August 1st, 2009 @ 18:24:30 | Share your thoughts!
Before you start getting your hopes up, I’ll warn you that this isn’t going to be the beach that blows your mind away. It is, however, the most interesting beach posted to date. This was the second beach of my tour, 26 (ish) miles South of Houghton on US-41, and a mere stone-skip from Baraga. Getting to this beach is a little tricky if you’re from out-of-town, but any local would know the way. For beaches in the Baraga area, Sand Point is arguably the most popular.
To get to the beach, take Lighthouse Road which is less than a mile North of downtown Baraga on US-41. This land is owned by the Keweenaw Bay Indian Community (KBIC), who maintains a campground that includes some nice spots along the beach but are mostly spread throughout a Red-Pine forest. The road heads East toward the lake, and is immediately South of the cemetery. Lighthouse Road splits shortly, but either path will head to the water. Aside from the campground, the KBIC property also features a Pow-Wow Arena, Archaeological Site, Wild Rice Beds, Fish Ponds, Water-Cross Pond, Sand Point Lighthouse, a small Marina, and the beach itself. I’m unsure actually if the rice beds are still in use, or if the fish ponds are still stocked…
The beach itself is actually quite extensive, although the beach-sand portion is exclusive to the southern end. Actually, the northern beach comprises most of the length, but is much less interesting and has been the unfortunate deposit site of large amounts of stamp sand carried South by Lake Superior currents. A Copper Stamp Mill in Keweenaw Bay operated from 1902 – 1919 and generated an estimated 6 billion pounds of stamp sand deposited into the bay. The beach is quite large with lots of room for activity. In fact, it’s a particularly good location for flying kites. There is also a pond used for the Baraga Watercross, which was canceled in recent years (I believe).

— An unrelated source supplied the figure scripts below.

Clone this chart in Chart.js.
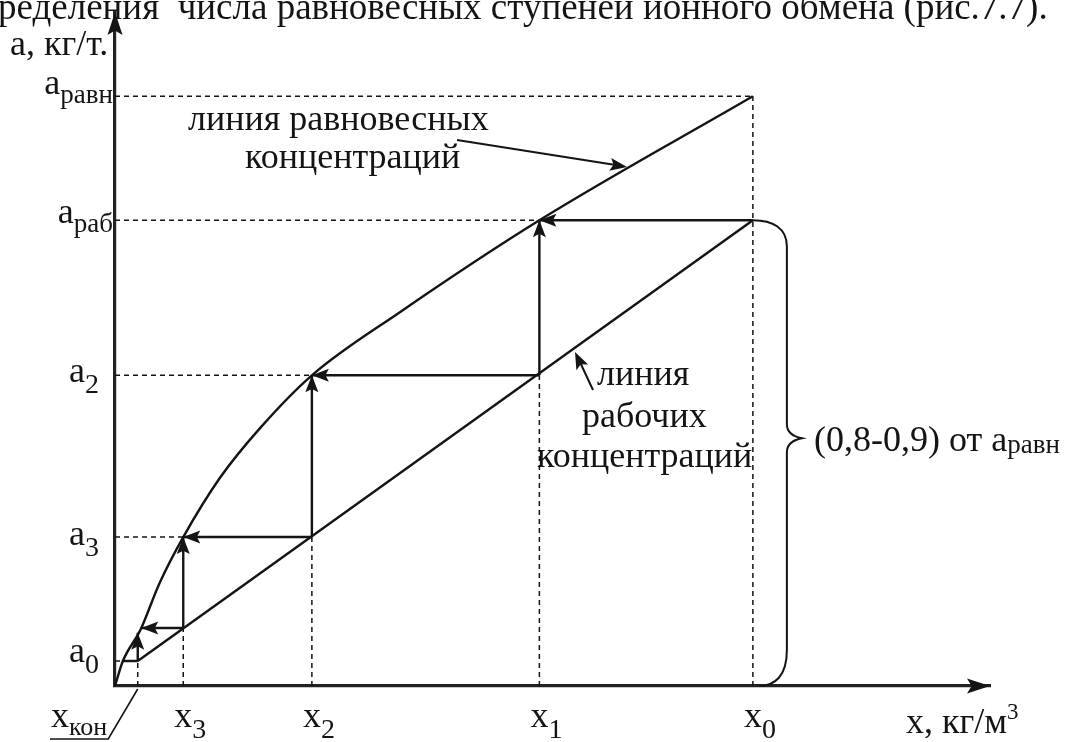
<!DOCTYPE html>
<html>
<head>
<meta charset="utf-8">
<script src="https://cdn.jsdelivr.net/npm/chart.js@4.4.1/dist/chart.umd.min.js"></script>
<style>
  html, body { margin: 0; background: #fff; }
  canvas { display: block; }
</style>
</head>
<body>
<canvas id="chart" width="1072" height="742"></canvas>
<script>
// уровни на осях (условные единицы)
const xLevels = [0.26, 0.78, 2.25, 4.85, 7.29]   // x_кон, x3, x2, x1, x0
const xNames = ["кон", "3", "2", "1", "0"]
const aLevels = [0.37, 2.21, 4.61, 6.91, 8.75]   // a0, a3, a2, a_раб, a_равн
const aNames = ["0", "3", "2", "раб", "равн"]

// линия равновесных концентраций
const eqX = [0, 0.09, 0.29, 0.51, 0.78, 1.20, 1.66, 2.25, 3.26, 4.85, 7.29]
const eqY = [0, 0.37, 0.83, 1.53, 2.21, 3.09, 3.83, 4.61, 5.55, 6.91, 8.75]

// линия рабочих концентраций
const workX = [0.26, 7.29]
const workY = [0.37, 6.91]

// ступени (стрелки: начало -> конец)
const stepFromX = [7.29, 4.85, 4.85, 2.25, 2.25, 0.78, 0.78, 0.26]
const stepFromY = [6.91, 4.61, 4.61, 2.21, 2.21, 0.86, 0.86, 0.37]
const stepToX   = [4.85, 4.85, 2.25, 2.25, 0.78, 0.78, 0.30, 0.26]
const stepToY   = [6.91, 6.91, 4.61, 4.61, 2.21, 2.21, 0.86, 0.79]

// пунктирные выноски: докуда доходят горизонтали и вертикали
const guideHEnd = [0.09, 0.78, 2.25, 4.85, 7.29]
const guideVEnd = [0.37, 0.86, 2.21, 4.61, 8.75]

const INK = "#141414"
const SERIF = '"Liberation Serif", "DejaVu Serif", serif'
const FS = 36

const pts = (xs, ys) => xs.map((x, i) => ({ x, y: ys[i] }))

// отрезки с разрывами (y: null) между ними
const stairData = []
stepFromX.forEach((x, i) => {
  stairData.push({ x, y: stepFromY[i] }, { x: stepToX[i], y: stepToY[i] }, { x, y: null })
})
stairData.push({ x: eqX[1], y: aLevels[0] }, { x: xLevels[0], y: aLevels[0] })

const guideData = []
aLevels.forEach((a, i) => guideData.push({ x: 0, y: a }, { x: guideHEnd[i], y: a }, { x: 0, y: null }))
xLevels.forEach((x, i) => guideData.push({ x, y: 0 }, { x, y: guideVEnd[i] }, { x, y: null }))

function arrowHead(ctx, x1, y1, x2, y2, len = 15, half = 6) {
  const ang = Math.atan2(y2 - y1, x2 - x1)
  ctx.save()
  ctx.translate(x2, y2)
  ctx.rotate(ang)
  ctx.beginPath()
  ctx.moveTo(0, 0)
  ctx.lineTo(-len, -half)
  ctx.lineTo(-len * 0.8, 0)
  ctx.lineTo(-len, half)
  ctx.closePath()
  ctx.fill()
  ctx.restore()
}

function subText(ctx, main, sub, left, base, mainSize, subSize, drop) {
  ctx.font = `${mainSize}px ${SERIF}`
  ctx.fillText(main, left, base)
  const w = ctx.measureText(main).width
  ctx.font = `${subSize}px ${SERIF}`
  ctx.fillText(sub, left + w, base + drop)
  return left + w + ctx.measureText(sub).width
}

function subWidth(ctx, main, sub, mainSize, subSize) {
  ctx.font = `${mainSize}px ${SERIF}`
  const w = ctx.measureText(main).width
  ctx.font = `${subSize}px ${SERIF}`
  return w + ctx.measureText(sub).width
}

const decor = {
  id: "decor",
  afterDraw(chart) {
    const { ctx, chartArea: ca, scales: { x: sx, y: sy } } = chart
    const px = (v) => sx.getPixelForValue(v)
    const py = (v) => sy.getPixelForValue(v)
    ctx.save()
    ctx.fillStyle = INK
    ctx.strokeStyle = INK
    ctx.textAlign = "left"
    ctx.textBaseline = "alphabetic"

    // стрелки осей
    arrowHead(ctx, ca.left, ca.bottom, ca.left, ca.top, 23, 7.5)
    arrowHead(ctx, ca.left, ca.bottom, ca.right, ca.bottom, 23, 7.5)

    // стрелки ступеней
    stepFromX.forEach((x, i) => {
      arrowHead(ctx, px(x), py(stepFromY[i]), px(stepToX[i]), py(stepToY[i]), 17, 6.5)
    })

    // подписи оси a
    const aDrop = [1, 8, 7, 3, -2]
    aLevels.forEach((a, i) => {
      const word = aNames[i].length > 1
      const subSize = word ? 27 : 28
      const right = word ? 113 : 99
      const w = subWidth(ctx, "a", aNames[i], FS, subSize)
      subText(ctx, "a", aNames[i], right - w, py(a) + aDrop[i], FS, subSize, word ? 9 : 11)
    })

    // подписи оси x
    ctx.font = `${FS}px ${SERIF}`
    const xw = ctx.measureText("x").width
    xLevels.forEach((x, i) => {
      if (i === 0) return
      subText(ctx, "x", xNames[i], px(x) - xw / 2, 727, FS, 28, 11)
    })
    const kEnd = subText(ctx, "x", xNames[0], 51, 727, FS, 26, 8)
    ctx.lineWidth = 1.6
    ctx.beginPath()
    ctx.moveTo(50, 739)
    ctx.lineTo(kEnd + 1, 739)
    ctx.lineTo(px(xLevels[0]), ca.bottom + 3)
    ctx.stroke()

    // названия осей
    ctx.font = `${FS}px ${SERIF}`
    ctx.fillText("a, кг/т.", 10, 55)
    ctx.fillText("x, кг/м", 906, 733)
    const mw = ctx.measureText("x, кг/м").width
    ctx.font = `23px ${SERIF}`
    ctx.fillText("3", 906 + mw, 719)

    // подписи линий
    ctx.font = `${FS}px ${SERIF}`
    ctx.fillText("линия равновесных", 188, 130)
    ctx.fillText("концентраций", 245, 168)
    ctx.fillText("линия", 597, 385)
    ctx.fillText("рабочих", 582, 427)
    ctx.fillText("концентраций", 537, 467)

    ctx.lineWidth = 2
    ctx.beginPath()
    ctx.moveTo(457, 140)
    ctx.lineTo(622, 166)
    ctx.stroke()
    arrowHead(ctx, 457, 140, 627, 167, 17, 6.5)
    ctx.beginPath()
    ctx.moveTo(593, 390)
    ctx.lineTo(579, 360)
    ctx.stroke()
    arrowHead(ctx, 593, 390, 575, 352, 17, 6.5)

    // фигурная скобка
    const X0 = px(xLevels[4])
    const T = py(aLevels[3])
    const B = ca.bottom
    const M = T + (B - T) * 0.468
    const bx = X0 + 34
    ctx.lineWidth = 2
    ctx.beginPath()
    ctx.moveTo(X0, T)
    ctx.bezierCurveTo(X0 + 20, T, bx, T + 8, bx, T + 26)
    ctx.lineTo(bx, M - 14)
    ctx.quadraticCurveTo(bx, M - 3, bx + 15, M)
    ctx.quadraticCurveTo(bx, M + 3, bx, M + 14)
    ctx.lineTo(bx, B - 36)
    ctx.bezierCurveTo(bx, B - 10, X0 + 22, B, X0 + 6, B)
    ctx.stroke()
    subText(ctx, "(0,8-0,9) от a", "равн", 814, M + 13, FS, 27, 2)

    // строка текста над рисунком
    ctx.font = `37px ${SERIF}`
    ctx.fillText("ределения  числа равновесных ступеней ионного обмена (рис.7.7).", -2, 19)
    ctx.restore()
  }
}

const axisOpts = (min, max, position) => ({
  type: "linear",
  position,
  min,
  max,
  grid: { display: false, drawTicks: false },
  ticks: { display: false },
  border: { display: true, color: "#222", width: 3.2 }
})

new Chart(document.getElementById("chart"), {
  type: "scatter",
  data: {
    datasets: [
      { label: "равновесная", data: pts(eqX, eqY), showLine: true, cubicInterpolationMode: "monotone",
        borderColor: INK, borderWidth: 2.4, pointRadius: 0, clip: false },
      { label: "рабочая", data: pts(workX, workY), showLine: true,
        borderColor: INK, borderWidth: 2.4, pointRadius: 0, clip: false },
      { label: "ступени", data: stairData, showLine: true, spanGaps: false,
        borderColor: INK, borderWidth: 2.4, pointRadius: 0, clip: false },
      { label: "выноски", data: guideData, showLine: true, spanGaps: false, borderDash: [5, 4],
        borderColor: INK, borderWidth: 1.5, pointRadius: 0, clip: false }
    ]
  },
  options: {
    responsive: false,
    animation: false,
    events: [],
    layout: { padding: { left: 115, right: 82, top: 12, bottom: 56 } },
    plugins: { legend: { display: false }, tooltip: { enabled: false } },
    scales: {
      x: axisOpts(0, 10, "bottom"),
      y: axisOpts(0, 10, "left")
    }
  },
  plugins: [decor]
})
</script>
</body>
</html>
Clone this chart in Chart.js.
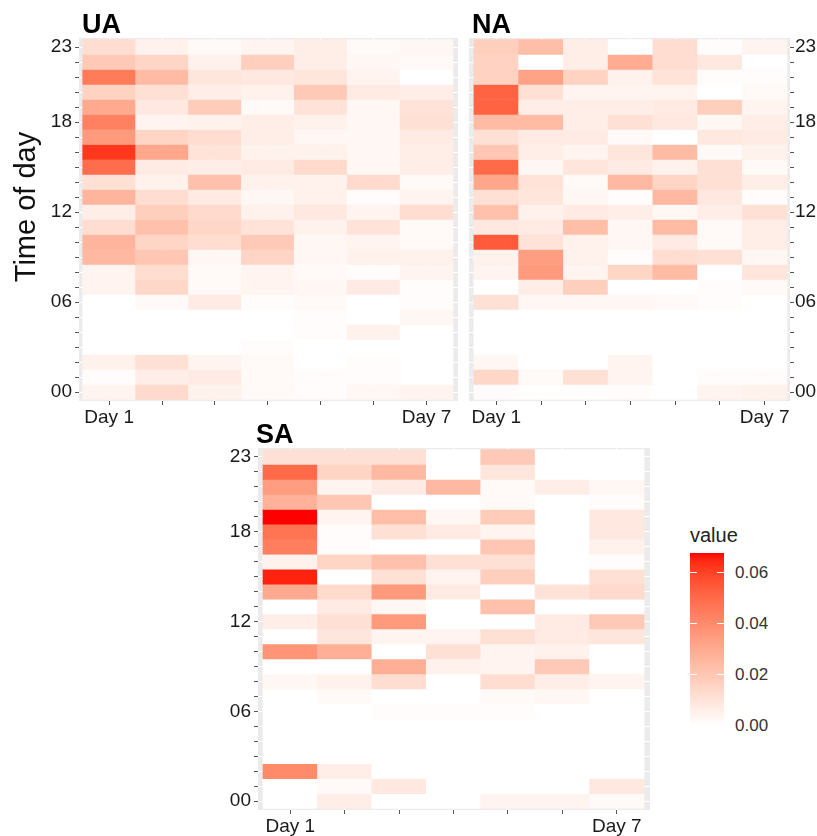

Dividing the North and South beaches is an inlet to a small pond. Just South of the inlet is the lighthouse, which began operation in 1878 and was moved closer to shore in the 1890’s. It is no longer in operation, trees have grown up around it, and an automated light now sits out at the beach. South of the inlet, the beach is sandy. Check out the Lake Superior Shoreline Viewer at SuperiorWatersheds. The beach is actually quite nice, especially further South toward the marina. The sand is great, and the swimming is good, although it’s not typically warm swimming due to the currents streaming through. I took these pictures just on the South side of the inlet, North of the automated shore-light.